[Charts and diagrams as code]
------------------------------
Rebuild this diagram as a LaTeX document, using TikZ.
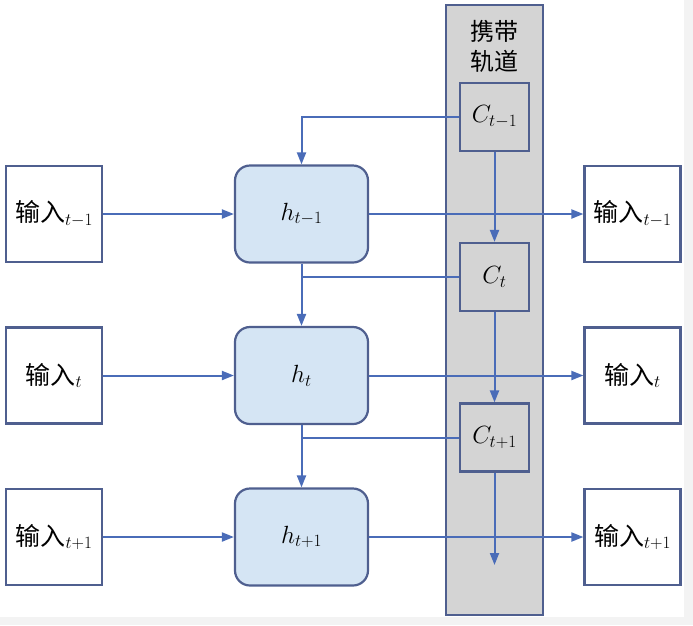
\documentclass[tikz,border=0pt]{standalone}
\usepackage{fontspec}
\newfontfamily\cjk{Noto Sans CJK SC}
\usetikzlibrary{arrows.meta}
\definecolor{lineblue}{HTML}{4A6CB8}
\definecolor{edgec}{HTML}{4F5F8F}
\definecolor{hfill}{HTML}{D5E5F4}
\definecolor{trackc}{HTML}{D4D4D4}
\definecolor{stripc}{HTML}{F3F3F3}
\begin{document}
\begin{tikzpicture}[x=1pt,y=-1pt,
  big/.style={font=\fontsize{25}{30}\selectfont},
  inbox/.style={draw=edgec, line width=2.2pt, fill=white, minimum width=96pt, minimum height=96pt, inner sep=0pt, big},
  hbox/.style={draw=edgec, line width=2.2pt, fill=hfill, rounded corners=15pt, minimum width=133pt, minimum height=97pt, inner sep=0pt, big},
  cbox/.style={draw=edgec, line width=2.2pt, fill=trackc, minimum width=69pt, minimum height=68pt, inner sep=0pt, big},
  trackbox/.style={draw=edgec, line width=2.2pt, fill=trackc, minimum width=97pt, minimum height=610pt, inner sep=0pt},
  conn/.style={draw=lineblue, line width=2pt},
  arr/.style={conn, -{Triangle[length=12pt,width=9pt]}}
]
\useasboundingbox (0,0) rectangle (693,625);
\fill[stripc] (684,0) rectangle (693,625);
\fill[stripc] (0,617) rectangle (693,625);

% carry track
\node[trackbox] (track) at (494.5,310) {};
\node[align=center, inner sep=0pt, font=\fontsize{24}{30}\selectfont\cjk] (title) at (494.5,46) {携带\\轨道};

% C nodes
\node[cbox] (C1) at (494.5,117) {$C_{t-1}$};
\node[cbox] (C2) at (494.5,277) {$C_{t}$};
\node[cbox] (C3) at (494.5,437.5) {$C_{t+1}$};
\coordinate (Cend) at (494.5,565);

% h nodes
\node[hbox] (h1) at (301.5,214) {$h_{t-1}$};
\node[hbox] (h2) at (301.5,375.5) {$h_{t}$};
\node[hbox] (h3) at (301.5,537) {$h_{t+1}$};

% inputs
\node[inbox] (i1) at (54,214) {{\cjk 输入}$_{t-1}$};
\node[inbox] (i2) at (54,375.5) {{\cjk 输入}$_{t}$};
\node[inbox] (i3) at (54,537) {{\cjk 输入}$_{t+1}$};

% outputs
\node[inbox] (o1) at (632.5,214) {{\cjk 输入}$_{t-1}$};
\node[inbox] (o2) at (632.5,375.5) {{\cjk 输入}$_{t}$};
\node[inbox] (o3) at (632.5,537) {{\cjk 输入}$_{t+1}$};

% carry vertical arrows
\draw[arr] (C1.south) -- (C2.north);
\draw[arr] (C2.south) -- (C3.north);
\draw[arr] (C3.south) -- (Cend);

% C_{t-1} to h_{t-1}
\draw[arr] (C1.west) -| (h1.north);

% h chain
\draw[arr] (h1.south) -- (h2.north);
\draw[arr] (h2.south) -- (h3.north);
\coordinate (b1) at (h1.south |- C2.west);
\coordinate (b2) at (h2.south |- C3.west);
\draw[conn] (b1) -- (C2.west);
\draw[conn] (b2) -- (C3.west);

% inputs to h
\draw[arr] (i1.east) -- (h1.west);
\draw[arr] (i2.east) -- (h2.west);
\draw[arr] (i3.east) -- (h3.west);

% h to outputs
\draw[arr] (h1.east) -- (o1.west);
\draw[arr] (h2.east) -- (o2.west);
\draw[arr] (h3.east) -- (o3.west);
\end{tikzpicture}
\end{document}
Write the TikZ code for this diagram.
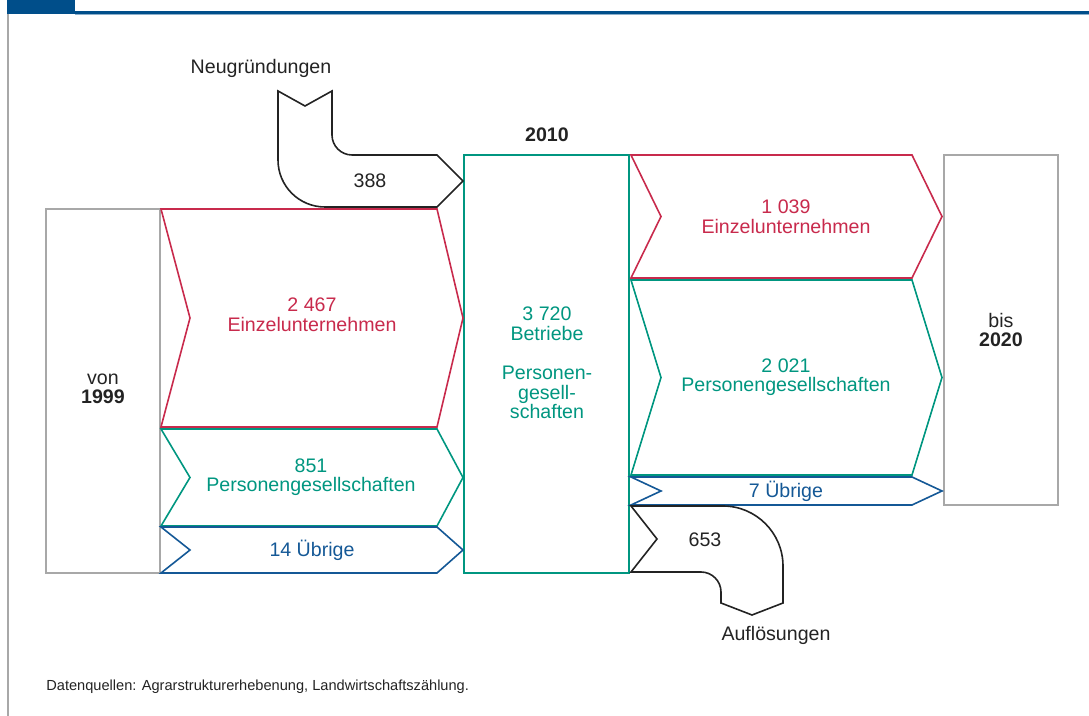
------------------------------
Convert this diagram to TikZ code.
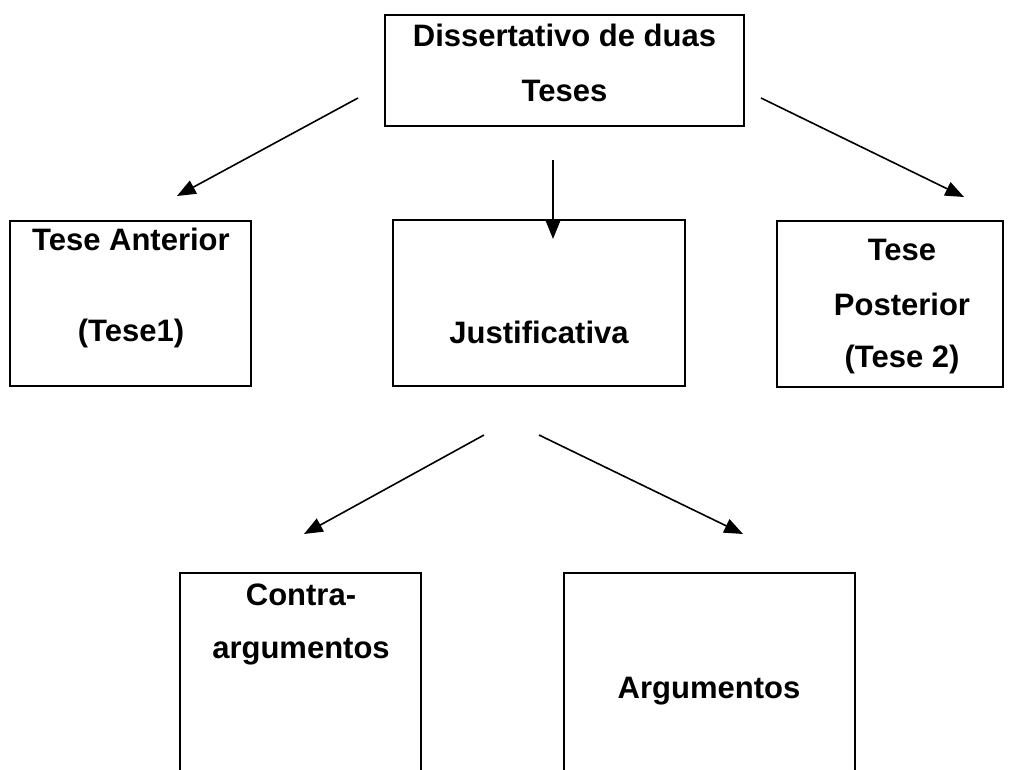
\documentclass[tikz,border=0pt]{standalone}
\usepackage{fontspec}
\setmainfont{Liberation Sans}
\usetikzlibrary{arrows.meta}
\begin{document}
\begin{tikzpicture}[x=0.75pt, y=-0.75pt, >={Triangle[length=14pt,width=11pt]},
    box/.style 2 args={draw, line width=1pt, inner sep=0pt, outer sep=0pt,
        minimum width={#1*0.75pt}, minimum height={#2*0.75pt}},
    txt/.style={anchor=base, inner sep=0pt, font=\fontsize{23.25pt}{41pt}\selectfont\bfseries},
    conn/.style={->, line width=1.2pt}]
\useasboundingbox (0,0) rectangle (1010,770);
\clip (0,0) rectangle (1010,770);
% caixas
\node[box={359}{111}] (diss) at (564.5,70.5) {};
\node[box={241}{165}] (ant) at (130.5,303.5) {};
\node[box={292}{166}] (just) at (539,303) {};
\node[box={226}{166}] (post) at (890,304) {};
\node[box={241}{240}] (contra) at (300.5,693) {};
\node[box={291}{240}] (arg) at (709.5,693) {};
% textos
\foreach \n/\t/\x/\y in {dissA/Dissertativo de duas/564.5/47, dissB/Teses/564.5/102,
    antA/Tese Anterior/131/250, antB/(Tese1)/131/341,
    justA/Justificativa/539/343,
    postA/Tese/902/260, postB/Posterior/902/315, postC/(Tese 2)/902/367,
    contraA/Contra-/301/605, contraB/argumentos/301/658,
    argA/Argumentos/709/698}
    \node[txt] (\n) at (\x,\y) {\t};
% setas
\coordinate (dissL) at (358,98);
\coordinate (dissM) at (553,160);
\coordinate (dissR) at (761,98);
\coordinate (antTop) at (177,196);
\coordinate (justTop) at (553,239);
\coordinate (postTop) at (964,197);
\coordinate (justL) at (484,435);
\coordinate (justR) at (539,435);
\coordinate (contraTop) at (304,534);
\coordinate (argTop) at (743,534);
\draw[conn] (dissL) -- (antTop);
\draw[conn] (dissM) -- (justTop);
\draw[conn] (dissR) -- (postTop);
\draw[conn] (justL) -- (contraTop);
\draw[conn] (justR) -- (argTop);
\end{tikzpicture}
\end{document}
------------------------------
Filter out every line that lacks the word "this", and copy the rest.

Rebuild this diagram as a LaTeX document, using TikZ.
Write the TikZ code for this diagram.
Convert this diagram to TikZ code.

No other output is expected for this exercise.